Nicolas Sarkozy a désormais un devoir: respecter la justice dont il a publiquement dénoncé, à maintes reprises, le comportement à son égard. Le procès en appel dans l’affaire des fonds libyens, qui aura lieu à partir de mars 2026, déterminera si oui ou non l’ancien président français est coupable aux yeux du Tribunal. Plusieurs de ses coaccusés se retrouveront alors à ses côtés. Ses avocats pourront repartir à l’assaut, affirmant son innocence. Mais le pire, d’ici là, serait que l’ex-chef de l’Etat reprenne ses attaques contre les juges. Ou qu’il cautionne ceux qui, en son nom, instruisent le procès du pouvoir judiciaire.

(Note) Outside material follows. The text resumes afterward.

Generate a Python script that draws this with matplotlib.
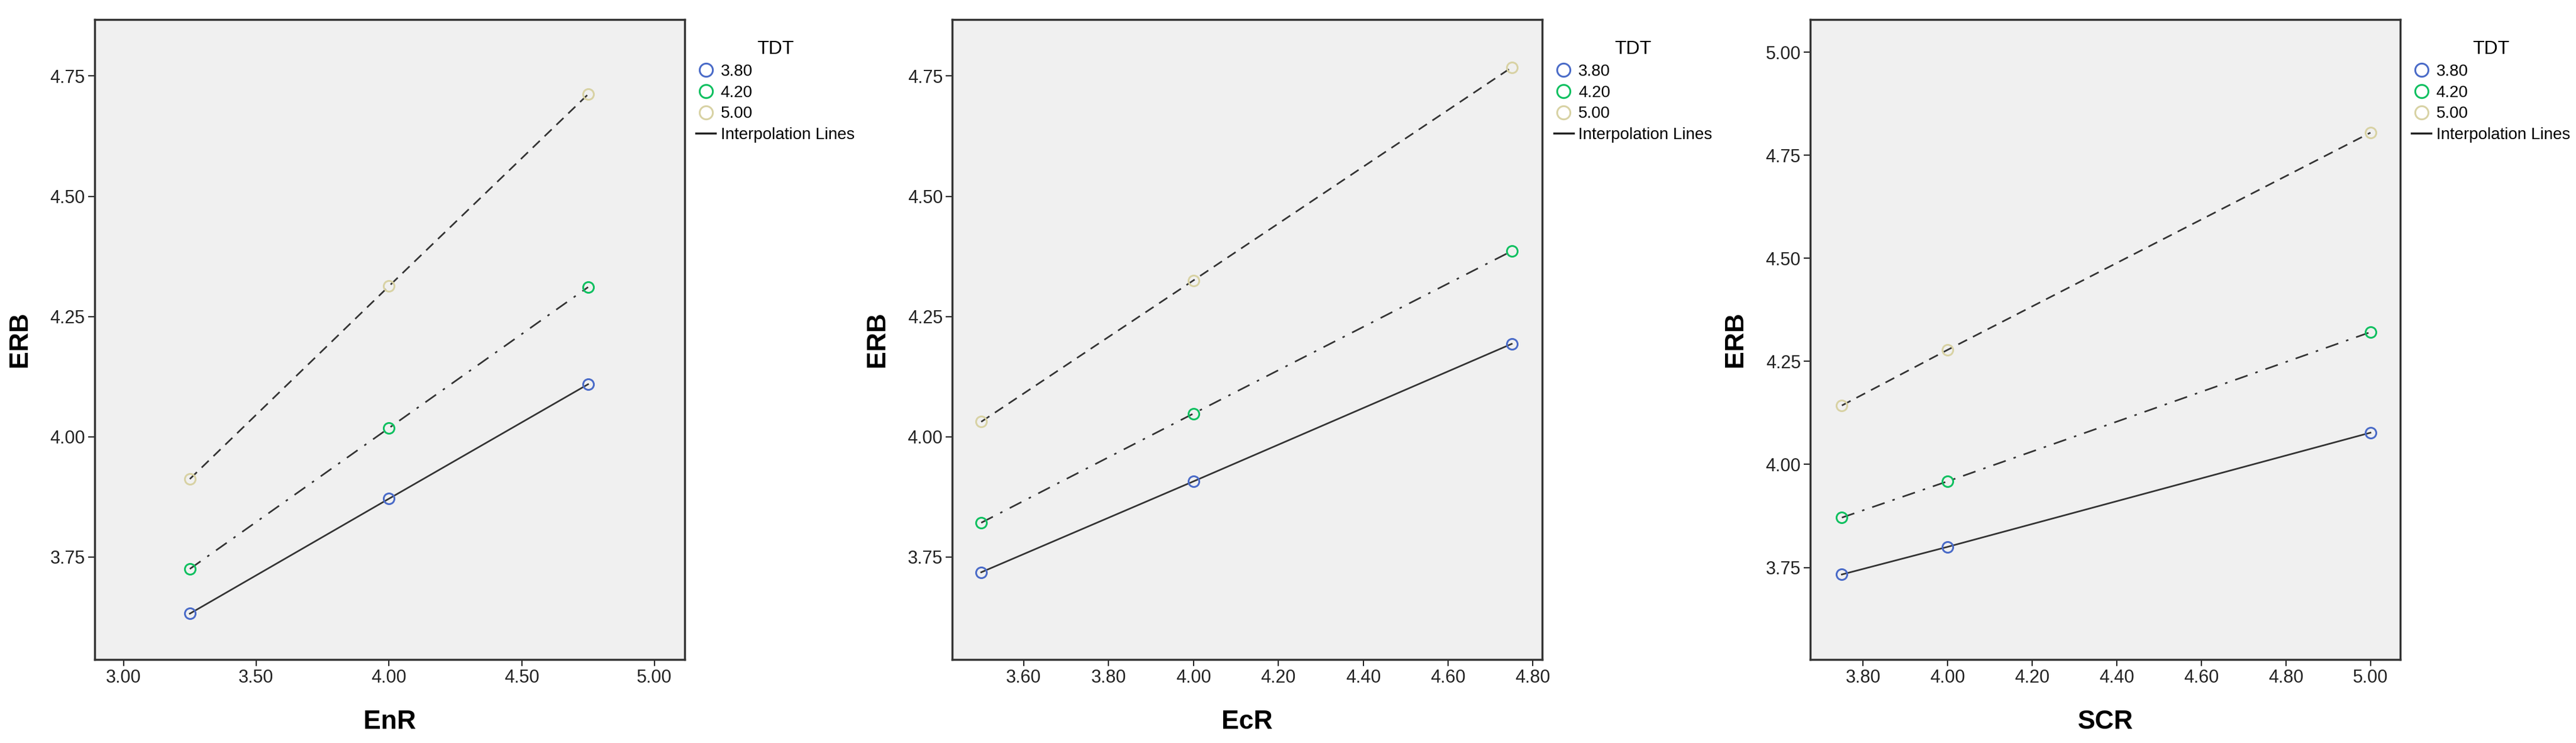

Reprenons un instant les faits, rien que les faits. Le jugement du 25 septembre 2025, explicité en 400 pages par les magistrats, ne peut pas se résumer à la seule décision controversée de ces derniers de placer Nicolas Sarkozy en détention, avec exécution immédiate de sa peine de cinq ans de prison ferme. Deux autres accusés, Alexandre Djouhri et le banquier genevois Wahib Nacer ont eux fait l’objet d’un «mandat de dépôt» dès la fin du procès. Le second a, depuis, été remis en liberté sous contrôle judiciaire en raison de son âge. Le second reste en détention.
L’attentat de 1979
La notion «d’association de malfaiteurs» si commentée et si critiquée car elle est le seul délit dont Nicolas Sarkozy a été jugé coupable, fait sens au regard des faits exposés. Tout, dans ce procès, tourne autour d’un clan, d’un groupe d’hommes liés à l’ex-locataire de l’Elysée, dont certains sont restés très proches. Tout, dans ce procès, tourne autour d’un crime: celui de l’attentat contre le DC10 d’UTA commis en 1979 par les services secrets libyens, dont le chef a ensuite fait partie des interlocuteurs des émissaires sarkozystes (l’ancien président affirmant qu’il n’était pas au courant, et ayant été relaxé du délit de corruption).
La suite est connue. Nicolas Sarkozy a passé trois semaines en détention comme nul autre justiciable en France. Incarcéré, il a été protégé (ce qui peut sembler normal) de tout contact avec d’autres détenus. Des policiers l’accompagnaient. Sa famille – ce qui est normal – l’a entouré. Et le voici dehors, en raison de dispositions légales normales: son âge, l’absence de risque de récidive et l’absence de risque de fuite. Il devra éviter tout contact avec le ministère de la justice et avec les autres prévenus. Il devra aussi s'abstenir de quitter le territoire national. Tout cela est cohérent, compte tenu des liens amicaux avec l'actuel Garde des Sceaux, Gérald Darmanin qui lui a rendu visite en détention.
Un jugement qui peut être débattu
Débattre du jugement dans l’affaire des fonds libyens est une chose. Accepter qu’un ancien chef de l’Etat, pour crier son innocence encore plus fort, bafoue la justice et les juges, en est une autre. Il est normal que Nicolas Sarkozy soit désormais en liberté sous contrôle judiciaire. Normal aussi qu’il se défende après avoir retrouvé les siens. Toute exploitation politique de cette situation, et tout amalgame visant à décrédibiliser la justice, reviendrait en revanche à discréditer la République. La France, sa justice et la confiance des Français dans leurs institutions n’ont pas besoin de ça.